### INSTRUCTIONS FOR THE TASK
Identify the lines that include the word "chart", then copy all of them.

--- Begin SUPPLIED MATERIAL ---

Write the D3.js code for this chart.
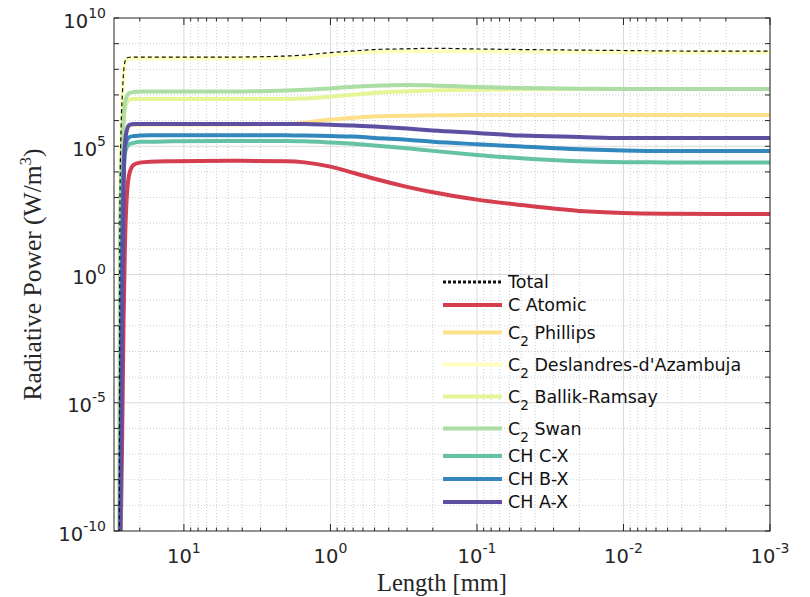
<!DOCTYPE html>
<html>
<head>
<meta charset="utf-8">
<script src="https://cdn.jsdelivr.net/npm/d3@7"></script>
<style>
body { margin: 0; background: #fff; }
</style>
</head>
<body>
<div id="chart"></div>
<script>
// length along the flame [mm] (plotted reversed)
var lengths = [27.6, 27.3, 26.8, 26.3, 25.8, 25.3, 24.5, 23.5, 22, 20, 17, 12, 5, 2, 1.5, 1, 0.7, 0.5, 0.3, 0.2, 0.1, 0.05, 0.02, 0.01, 0.005, 0.002, 0.001];

// radiative power [W/m^3]
var total = [1e-12, 1e3, 7.1e5, 1.05e7, 7.8e7, 1.9e8, 2.75e8, 2.95e8, 3.0e8, 3.0e8, 3.0e8, 3.0e8, 3.0e8, 3.3e8, 3.6e8, 4.5e8, 5.2e8, 5.9e8, 6.3e8, 6.6e8, 6.2e8, 5.9e8, 5.6e8, 5.4e8, 5.2e8, 5.1e8, 5.1e8];
var cAtomic = [1e-12, 1e-11, 1e-9, 2.1e-6, 0.017, 8.9, 1.26e3, 9.1e3, 1.9e4, 2.3e4, 2.5e4, 2.6e4, 2.7e4, 2.6e4, 2.35e4, 1.6e4, 9.3e3, 5.4e3, 2.6e3, 1.6e3, 830, 510, 300, 250, 235, 230, 230];
var c2Phillips = [1e-12, 1e-11, 0.1, 800, 7.1e4, 3.3e5, 5.6e5, 6.5e5, 6.8e5, 7.1e5, 7.1e5, 7.1e5, 7.1e5, 7.4e5, 8.3e5, 1.1e6, 1.3e6, 1.45e6, 1.55e6, 1.6e6, 1.65e6, 1.65e6, 1.65e6, 1.65e6, 1.65e6, 1.65e6, 1.65e6];
var c2Deslandres = [1e-12, 1e3, 6.8e5, 1.0e7, 6.0e7, 1.6e8, 2.4e8, 2.6e8, 2.7e8, 2.7e8, 2.7e8, 2.7e8, 2.7e8, 2.75e8, 2.95e8, 3.6e8, 4.3e8, 4.8e8, 5.1e8, 5.1e8, 5.0e8, 4.9e8, 4.8e8, 4.7e8, 4.6e8, 4.6e8, 4.6e8];
var c2Ballik = [1e-12, 1, 1.95e3, 7.1e4, 6.8e5, 2.6e6, 5.2e6, 6.6e6, 6.9e6, 6.9e6, 6.9e6, 6.9e6, 6.9e6, 6.9e6, 7.2e6, 8.5e6, 1.02e7, 1.2e7, 1.38e7, 1.5e7, 1.6e7, 1.65e7, 1.7e7, 1.7e7, 1.7e7, 1.7e7, 1.7e7];
var c2Swan = [1e-12, 10, 4.8e3, 1.7e5, 1.26e6, 4.5e6, 9.1e6, 1.2e7, 1.3e7, 1.35e7, 1.35e7, 1.35e7, 1.35e7, 1.5e7, 1.6e7, 1.8e7, 2.1e7, 2.3e7, 2.45e7, 2.35e7, 2.05e7, 1.85e7, 1.75e7, 1.7e7, 1.7e7, 1.7e7, 1.7e7];
var chCX = [1e-12, 1e-11, 6.9e-3, 130, 7.6e3, 4.6e4, 9.3e4, 1.2e5, 1.35e5, 1.5e5, 1.5e5, 1.55e5, 1.6e5, 1.6e5, 1.55e5, 1.4e5, 1.26e5, 1.07e5, 8.3e4, 6.6e4, 4.6e4, 3.4e4, 2.6e4, 2.4e4, 2.35e4, 2.35e4, 2.35e4];
var chBX = [1e-12, 1e-11, 1.1e-3, 54, 1.9e4, 8.5e4, 1.7e5, 2.3e5, 2.5e5, 2.6e5, 2.7e5, 2.7e5, 2.7e5, 2.7e5, 2.6e5, 2.5e5, 2.4e5, 2.1e5, 1.8e5, 1.5e5, 1.2e5, 9.8e4, 7.6e4, 6.8e4, 6.5e4, 6.5e4, 6.5e4];
var chAX = [1e-12, 1e-11, 3.5e-7, 0.1, 2.0e3, 1.1e5, 4.3e5, 6.8e5, 7.3e5, 7.4e5, 7.4e5, 7.4e5, 7.4e5, 7.4e5, 7.3e5, 6.9e5, 6.5e5, 5.9e5, 4.9e5, 4.1e5, 3.3e5, 2.6e5, 2.3e5, 2.1e5, 2.1e5, 2.1e5, 2.1e5];

var xTickExps = [1, 0, -1, -2, -3];
var yTickExps = [10, 5, 0, -5, -10];

var w = 810, h = 597;
var plotLeft = 114, plotRight = 770, plotTop = 18, plotBottom = 531;
var axisColor = '#262626';

var svg = d3.select('#chart').append('svg').attr('width', w).attr('height', h);

var x = d3.scaleLog().domain([30, 1e-3]).range([plotLeft, plotRight]);
var y = d3.scaleLog().domain([1e-10, 1e10]).range([plotBottom, plotTop]);

// grid lines
var xMinor = [];
for (var e = -3; e <= 1; e++) {
	for (var k = 2; k <= 9; k++) {
		var v = k * Math.pow(10, e);
		if (v < 30) xMinor.push(v);
	}
}
var yDecades = d3.range(-9, 10);

var grid = svg.append('g');
grid.selectAll('.xminor').data(xMinor).enter().append('line')
	.attr('x1', function(d) { return x(d); }).attr('x2', function(d) { return x(d); })
	.attr('y1', plotTop).attr('y2', plotBottom)
	.attr('stroke', '#cfcfcf').attr('stroke-dasharray', '1,2');
grid.selectAll('.xmajor').data(xTickExps).enter().append('line')
	.attr('x1', function(d) { return x(Math.pow(10, d)); }).attr('x2', function(d) { return x(Math.pow(10, d)); })
	.attr('y1', plotTop).attr('y2', plotBottom)
	.attr('stroke', '#dadada');
grid.selectAll('.ygrid').data(yDecades).enter().append('line')
	.attr('x1', plotLeft).attr('x2', plotRight)
	.attr('y1', function(d) { return y(Math.pow(10, d)); }).attr('y2', function(d) { return y(Math.pow(10, d)); })
	.attr('stroke', function(d) { return d % 5 === 0 ? '#dadada' : '#cfcfcf'; })
	.attr('stroke-dasharray', function(d) { return d % 5 === 0 ? null : '1,2'; });

// series
var series = [
	{ name: 'C Atomic', values: cAtomic, color: '#d53e4f' },
	{ name: 'C', sub: '2', rest: ' Phillips', values: c2Phillips, color: '#fee08b' },
	{ name: 'C', sub: '2', rest: " Deslandres-d'Azambuja", values: c2Deslandres, color: '#ffffbf' },
	{ name: 'C', sub: '2', rest: ' Ballik-Ramsay', values: c2Ballik, color: '#e6f598' },
	{ name: 'C', sub: '2', rest: ' Swan', values: c2Swan, color: '#abdda4' },
	{ name: 'CH C-X', values: chCX, color: '#66c2a5' },
	{ name: 'CH B-X', values: chBX, color: '#3288bd' },
	{ name: 'CH A-X', values: chAX, color: '#5e4fa2' }
];

svg.append('clipPath').attr('id', 'plotclip').append('rect')
	.attr('x', plotLeft).attr('y', plotTop).attr('width', plotRight - plotLeft).attr('height', plotBottom - plotTop);

var line = d3.line()
	.x(function(d) { return x(d[0]); })
	.y(function(d) { return y(d[1]); })
	.curve(d3.curveMonotoneX);

function pairs(vals) {
	return lengths.map(function(l, i) { return [l, vals[i]]; });
}

var plot = svg.append('g').attr('clip-path', 'url(#plotclip)');
plot.selectAll('path.s').data(series).enter().append('path')
	.attr('d', function(d) { return line(pairs(d.values)); })
	.attr('fill', 'none')
	.attr('stroke', function(d) { return d.color; })
	.attr('stroke-width', 4);
plot.append('path')
	.attr('d', line(pairs(total)))
	.attr('fill', 'none')
	.attr('stroke', '#111')
	.attr('stroke-width', 1.2)
	.attr('stroke-dasharray', '4,3');

// box and ticks
svg.append('rect').attr('x', plotLeft).attr('y', plotTop).attr('width', plotRight - plotLeft).attr('height', plotBottom - plotTop)
	.attr('fill', 'none').attr('stroke', axisColor).attr('stroke-width', 1);

var ticks = svg.append('g').attr('stroke', axisColor).attr('stroke-width', 1);
d3.range(-10, 11).forEach(function(d) {
	var yy = y(Math.pow(10, d));
	ticks.append('line').attr('x1', plotLeft).attr('x2', plotLeft + 5).attr('y1', yy).attr('y2', yy);
	ticks.append('line').attr('x1', plotRight).attr('x2', plotRight - 5).attr('y1', yy).attr('y2', yy);
});
xTickExps.forEach(function(d) {
	var xx = x(Math.pow(10, d));
	ticks.append('line').attr('x1', xx).attr('x2', xx).attr('y1', plotBottom).attr('y2', plotBottom - 7);
	ticks.append('line').attr('x1', xx).attr('x2', xx).attr('y1', plotTop).attr('y2', plotTop + 7);
});
xMinor.forEach(function(d) {
	var xx = x(d);
	ticks.append('line').attr('x1', xx).attr('x2', xx).attr('y1', plotBottom).attr('y2', plotBottom - 3.5);
	ticks.append('line').attr('x1', xx).attr('x2', xx).attr('y1', plotTop).attr('y2', plotTop + 3.5);
});

// tick labels
function powLabel(t, exp) {
	t.append('tspan').text('10');
	t.append('tspan').attr('dy', -10).attr('font-size', 14).text(exp);
}

svg.selectAll('.ylab').data(yTickExps).enter().append('text')
	.attr('x', 106)
	.attr('y', function(d) { return y(Math.pow(10, d)) + 9.5; })
	.attr('text-anchor', 'end')
	.attr('font-family', 'DejaVu Sans, sans-serif')
	.attr('font-size', 19.5)
	.attr('fill', axisColor)
	.each(function(d) { powLabel(d3.select(this), d); });

svg.selectAll('.xlab').data(xTickExps).enter().append('text')
	.attr('x', function(d) { return x(Math.pow(10, d)); })
	.attr('y', 563)
	.attr('text-anchor', 'middle')
	.attr('font-family', 'DejaVu Sans, sans-serif')
	.attr('font-size', 19.5)
	.attr('fill', axisColor)
	.each(function(d) { powLabel(d3.select(this), d); });

// axis titles
svg.append('text')
	.attr('x', (plotLeft + plotRight) / 2).attr('y', 591)
	.attr('text-anchor', 'middle')
	.attr('font-family', 'Liberation Serif, serif')
	.attr('font-size', 24.5)
	.attr('fill', axisColor)
	.text('Length [mm]');

var yt = svg.append('text')
	.attr('transform', 'translate(41,' + ((plotTop + plotBottom) / 2) + ') rotate(-90)')
	.attr('text-anchor', 'middle')
	.attr('font-family', 'Liberation Serif, serif')
	.attr('font-size', 25.5)
	.attr('fill', axisColor);
yt.append('tspan').text('Radiative Power (W/m');
yt.append('tspan').attr('dy', -10).attr('font-size', 17).text('3');
yt.append('tspan').attr('dy', 10).text(')');

// legend
var legendItems = [{ name: 'Total', dashed: true }].concat(series);
var ly = 282, prevSub = false;
var legend = svg.append('g').attr('font-family', 'DejaVu Sans, sans-serif').attr('font-size', 17.5).attr('fill', '#111');
legendItems.forEach(function(d, i) {
	if (i > 0) ly += 23 + (d.sub ? 4.5 : 0) + (prevSub ? 4.5 : 0);
	prevSub = !!d.sub;
	legend.append('line')
		.attr('x1', 443).attr('x2', 502).attr('y1', ly).attr('y2', ly)
		.attr('stroke', d.dashed ? '#111' : d.color)
		.attr('stroke-width', d.dashed ? 3 : 4)
		.attr('stroke-dasharray', d.dashed ? '3,2' : null);
	var t = legend.append('text').attr('x', 508).attr('y', ly + 6);
	t.append('tspan').text(d.name);
	if (d.sub) {
		t.append('tspan').attr('dy', 7).attr('font-size', 13.5).text(d.sub);
		t.append('tspan').attr('dy', -7).text(d.rest);
	}
});
</script>
</body>
</html>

--- End SUPPLIED MATERIAL ---

### EXPECTED ANSWER
Write the D3.js code for this chart.
<div id="chart"></div>
var svg = d3.select('#chart').append('svg').attr('width', w).attr('height', h);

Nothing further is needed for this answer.